Trying to lose weight during your Chicago personal training experience?   How do you know what’s most important on your food labels?  Grocery shopping is an overwhelming experience and it doesn’t need to turn into a 4 hour trip as you perform an analysis on every product.  Try to look for the following stats on your packaged food:

       *Saturated fat: Products with red meat, dairy, or any animal fat, will most likely have higher amounts of saturated fat and are correlated with an elevated risk of obesity and heart disease.  Mayo clinic suggests that your saturated fat intake should be less than 7% of your caloric intake.  As a safe measure, I suggest limiting your saturated fat to 1 gram for every 100 calories.  In a 300-400 restricted calorie meal, you will average 3-4 grams of saturated fat.  This is a fair amount that won’t limit the food you love too much and will minimize the total bad fat in your diet.  No matter the amount, determine the number best for you based on your dietary needs and health condition.

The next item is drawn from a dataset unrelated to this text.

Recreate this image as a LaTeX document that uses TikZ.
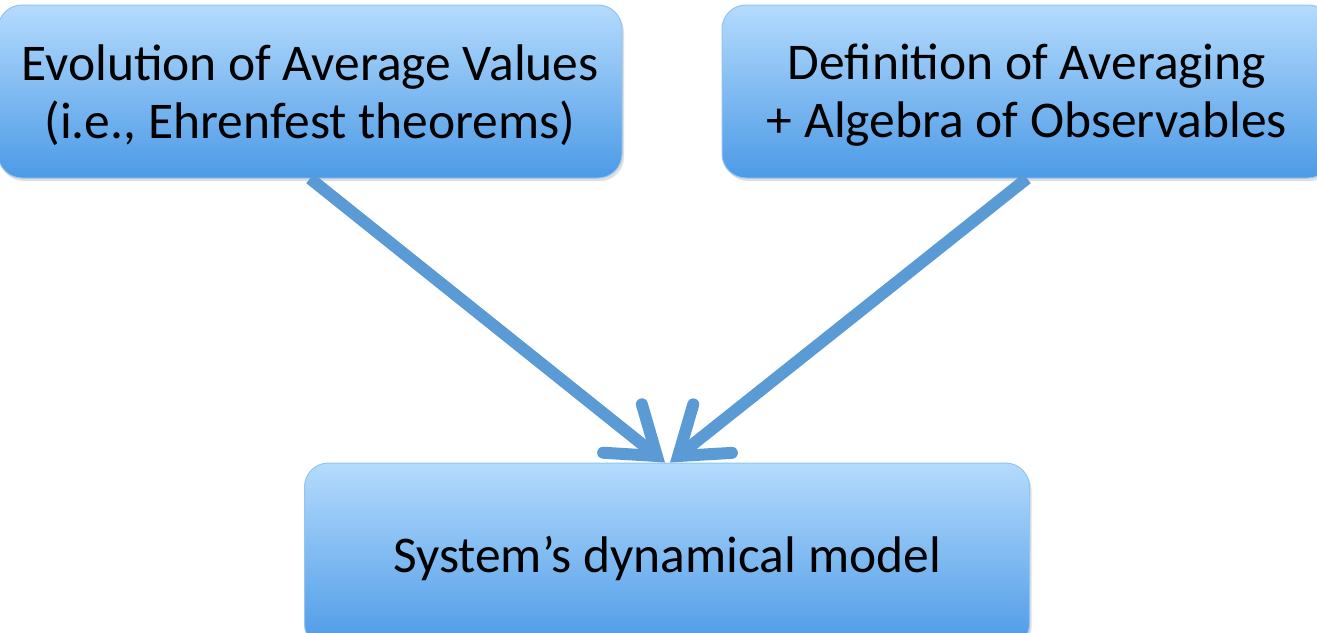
\documentclass[tikz,border=0pt]{standalone}
\usepackage{fontspec}
\setmainfont{Carlito}
\usetikzlibrary{arrows.meta,shadows}

\definecolor{boxtop}{HTML}{B4DBFD}
\definecolor{boxbot}{HTML}{4C9AE6}
\definecolor{boxline}{HTML}{94C4F0}
\definecolor{arrowblue}{HTML}{5B9BD5}

\tikzset{
  bluebox/.style={
    rounded corners=24pt, draw=boxline, line width=1pt,
    top color=boxtop, bottom color=boxbot,
    drop shadow={opacity=0.25, shadow xshift=2pt, shadow yshift=-3pt},
    inner sep=0pt
  },
  boxtext/.style={
    align=center, font=\fontsize{51.5}{58}\selectfont, text=black,
    inner sep=0pt
  },
  flow/.style={
    draw=arrowblue, line width=12pt, line cap=butt,
    -{Straight Barb[length=44pt, width=62pt, line cap=round]}
  }
}

\begin{document}
\begin{tikzpicture}[x=1pt,y=-1pt]
  \useasboundingbox (0,0) rectangle (1317,632);
  \fill[white] (0,0) rectangle (1317,632);

  % the three boxes
  \node[bluebox, minimum width=624pt, minimum height=173pt] (avg) at (310,91.5) {};
  \node[bluebox, minimum width=610pt, minimum height=173pt] (alg) at (1027,91.5) {};
  \node[bluebox, minimum width=725pt, minimum height=185pt] (model) at (667,555.5) {};

  % their texts
  \node[boxtext] (avgtext) at ([yshift=-4pt]avg.center)
    {Evolution of Average Values\\(i.e., Ehrenfest theorems)};
  \node[boxtext] (algtext) at ([yshift=-4pt]alg.center)
    {Definition of Averaging\\+ Algebra of Observables};
  \node[boxtext] (modeltext) at ([yshift=-3pt]model.center)
    {System’s dynamical model};

  % connectors
  \coordinate (tipL) at ([xshift=-2pt]model.north);
  \coordinate (tipR) at ([xshift=3pt]model.north);
  \draw[flow] (avg.south) -- (tipL);
  \draw[flow] (alg.south) -- (tipR);
\end{tikzpicture}
\end{document}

       *Calories: Your body demands different amounts of calories based on your activity level and other factors.  Generally speaking, 300-400 calories is a great goal for weight loss during each meal.  Will the number of calories in a given product sufficiently meet your nutritional needs and satiety?  You may reconsider a product that costs you 300 calories but is only a small portion of your meal.

       *Sugars.  Refrain from buying a product with sugar listed as one of the top three ingredients.  These products tend to bear higher amounts of sugar content (This is important if you’re trying to lower the amount in your diet).  If sugar is desired, lean towards natural fruit sugar instead of sweeteners or cane sugar.

   * Sodium (400mg or less).  A high sodium diet can lead to high blood pressure (which increases your risk of heart disease and stroke) and water retention.  Mayo clinic suggests 1500-2300 milligrams per day.  Based on this amount, you want to aim for 300-400 mg per meal (Many frozen dinners are 800 mg or more!).  When considering a product, take into account other foods you might also eat during the meal.  The total may exceed the goal for each meal.

Despite the suggestions above, it is most important to study your body’s reaction to food during your weight loss.  If you can’t lose weight, it may be as simple as cutting out 100 calories per day or a reaction towards a food.  These suggestions are my standard and different body types deviate from them.  Check with your physician before starting any nutritional plan and listen to your body.   Finally, run away from your personal trainer in Chicago if he suggests supplements.  Whole foods are always your best options.